Jakarta, CNBC Indonesia- Di balik gurun dan pegunungan Iran, batu biru kehijauan bernama pirus atau turquoise tumbuh dalam diam. Batu perhiasan, sebagai simbol kekuatan, keberuntungan, bahkan spiritualitas dalam banyak budaya kuno. Namun hari ini, nasib pirus Iran nyaris seperti reruntuhan dinasti Persia: agung di masa lalu, terabaikan di pasar global.
Iran, khususnya wilayah Nishapur, dikenal sebagai salah satu penghasil pirus terbaik dunia sejak abad ke-5 sebelum masehi.
Batu ini dijuluki "batu langit", bukan hanya karena warnanya, tetapi karena diyakini membawa perlindungan dari energi buruk dan bencana. Kualitas pirus Iran begitu dihargai karena tingkat kekerasannya yang tinggi dan warna yang stabil, tidak mudah pudar dibanding batu serupa dari tempat lain seperti Cina, Mesir, atau Amerika Serikat.
Namun, meskipun kualitasnya unggul, pirus Iran kalah pamor dalam peta perdagangan permata dunia modern.
Berdasarkan data dari International Trade Centre (ITC), ekspor batu mulia Iran-termasuk pirus-masih tergolong sangat kecil dan tidak masuk dalam komoditas utama nonmigas mereka. Bahkan ke Indonesia, tak tercatat adanya impor resmi pirus dalam laporan ekspor-impor bilateral. Padahal, dari sisi budaya, Indonesia punya pasar yang sensitif terhadap batu-batu alam, termasuk batu akik.
Yang menarik, harga pirus Iran di pasar kolektor bisa mencapai puluhan hingga ratusan dolar per gram, terutama yang berasal dari tambang kuno Nishapur dan berwarna biru langit tanpa urat. Namun, banyak yang dijual lewat jalur informal atau dicampur dengan pirus dari negara lain, membuat asal-usul batu sulit dilacak dan nilai historisnya ikut hilang. Di sisi lain, negara-negara seperti Turki dan India justru lebih gencar memasarkan pirus sebagai bagian dari identitas perhiasan nasional mereka.

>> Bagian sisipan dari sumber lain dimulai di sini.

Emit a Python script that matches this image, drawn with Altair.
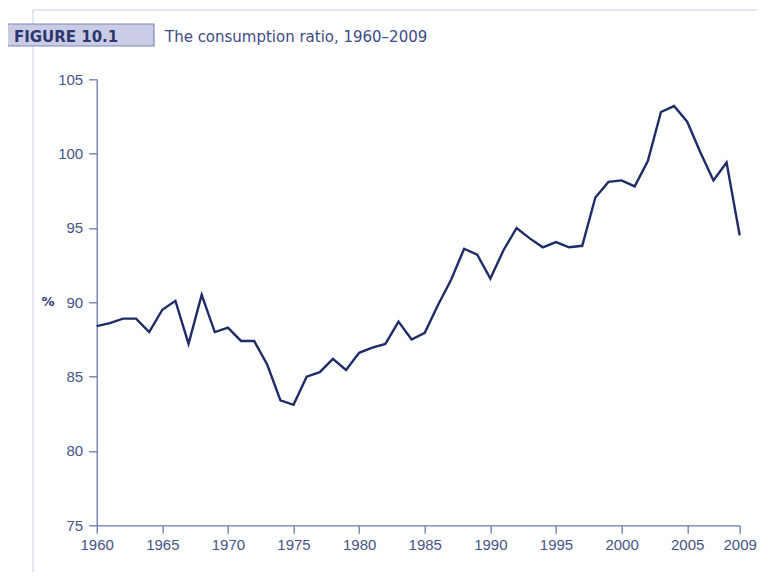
import altair as alt
import pandas as pd

years = list(range(1960, 2010))
ratio = [88.4, 88.6, 88.9, 88.9, 88.0, 89.5, 90.1, 87.2, 90.5, 88.0,
         88.3, 87.4, 87.4, 85.8, 83.4, 83.1, 85.0, 85.3, 86.2, 85.45,
         86.6, 86.95, 87.2, 88.7, 87.5, 87.95, 89.8, 91.5, 93.6, 93.2,
         91.6, 93.5, 95.0, 94.3, 93.7, 94.05, 93.7, 93.8, 97.05, 98.1,
         98.2, 97.8, 99.5, 102.8, 103.2, 102.15, 100.1, 98.2, 99.4, 94.5]
x_ticks = [1960, 1965, 1970, 1975, 1980, 1985, 1990, 1995, 2000, 2005, 2009]
y_ticks = [75, 80, 85, 90, 95, 100, 105]
fig_label = "FIGURE 10.1"
title_text = "The consumption ratio, 1960\u20132009"
y_unit = "%"

df = pd.DataFrame({"year": years, "ratio": ratio})

W, H = 643, 446
LBL = "#46538a"
AX = "#6a78ad"
NAVY = "#1f2c68"
FONT = "DejaVu Sans"
AXFONT = "Liberation Sans"

line = alt.Chart(df).mark_line(color=NAVY, strokeWidth=2.4, clip=False).encode(
    x=alt.X("year:Q",
            scale=alt.Scale(domain=[1960, 2009], nice=False, zero=False),
            axis=alt.Axis(values=x_ticks, format="d", title=None, grid=False,
                          domainColor=AX, tickColor=AX, tickSize=8, domainWidth=1.3,
                          tickWidth=1.3, labelColor=LBL, labelFont=AXFONT, labelFontSize=15,
                          labelPadding=4, labelFlush=False)),
    y=alt.Y("ratio:Q",
            scale=alt.Scale(domain=[75, 105], nice=False, zero=False),
            axis=alt.Axis(values=y_ticks, title=None, grid=False,
                          domainColor=AX, tickColor=AX, tickSize=8, domainWidth=1.3,
                          tickWidth=1.3, labelColor=LBL, labelFont=AXFONT, labelFontSize=15,
                          labelPadding=6)),
)

# frame lines (decorative)
frame_top = alt.Chart(pd.DataFrame({"a": [0]})).mark_rule(color="#dcdeee", strokeWidth=1.5).encode(
    x=alt.value(33 - 96.7), x2=alt.value(765 - 96.7), y=alt.value(10 - 79.3))
frame_left = alt.Chart(pd.DataFrame({"a": [0]})).mark_rule(color="#dcdeee", strokeWidth=1.5).encode(
    x=alt.value(33 - 96.7), y=alt.value(10 - 79.3), y2=alt.value(575 - 79.3))

box = alt.Chart(pd.DataFrame({"a": [0]})).mark_rect(fill="#c9cce4", stroke="#7f88ba", strokeWidth=1.2).encode(
    x=alt.value(4 - 96.7), x2=alt.value(154 - 96.7), y=alt.value(24 - 79.3), y2=alt.value(46 - 79.3))

fig_txt = alt.Chart(pd.DataFrame({"t": [fig_label]})).mark_text(
    font=FONT, fontSize=15, fontWeight="bold", color="#2d3870", align="left", baseline="middle"
).encode(x=alt.value(14 - 96.7), y=alt.value(36.5 - 79.3), text="t:N")

title_txt = alt.Chart(pd.DataFrame({"t": [title_text]})).mark_text(
    font=FONT, fontSize=15, color="#3e4a86", align="left", baseline="middle"
).encode(x=alt.value(165 - 96.7), y=alt.value(36.5 - 79.3), text="t:N")

unit_txt = alt.Chart(pd.DataFrame({"t": [y_unit]})).mark_text(
    font=FONT, fontSize=13, fontWeight="bold", color="#2d3870", align="center", baseline="middle"
).encode(x=alt.value(48 - 96.7), y=alt.value(302 - 79.3), text="t:N")

chart = alt.layer(frame_top, frame_left, box, fig_txt, title_txt, unit_txt, line).properties(
    width=W, height=H,
    autosize=alt.AutoSizeParams(type="none"),
    padding={"left": 88.7, "top": 71.3, "right": 17, "bottom": 47},
    background="white",
).configure_view(stroke=None)

chart.save("out.html", embed_options={"renderer": "svg", "actions": False})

Pirus bukanlah mineral yang tahan terhadap zat kimia, cahaya, atau panas tinggi. Ia bisa berubah warna, retak, bahkan hancur jika salah perawatan. Itulah mengapa banyak kolektor menyebut pirus sebagai batu yang punya jiwa-karena seperti manusia, ia bisa "menyusut" jika tak dijaga.
Iran punya potensi besar di sektor batu permata, tapi belum terintegrasi secara kuat dalam rantai pasok global. Jika strategi ekspor kreatif seperti yang dilakukan India untuk safir, atau Thailand untuk rubi, bisa ditiru, maka pirus Iran bisa kembali jadi ikon. Bukan hanya untuk perhiasan, tapi juga untuk branding budaya dan geopolitik lunak (soft power) yang elegan.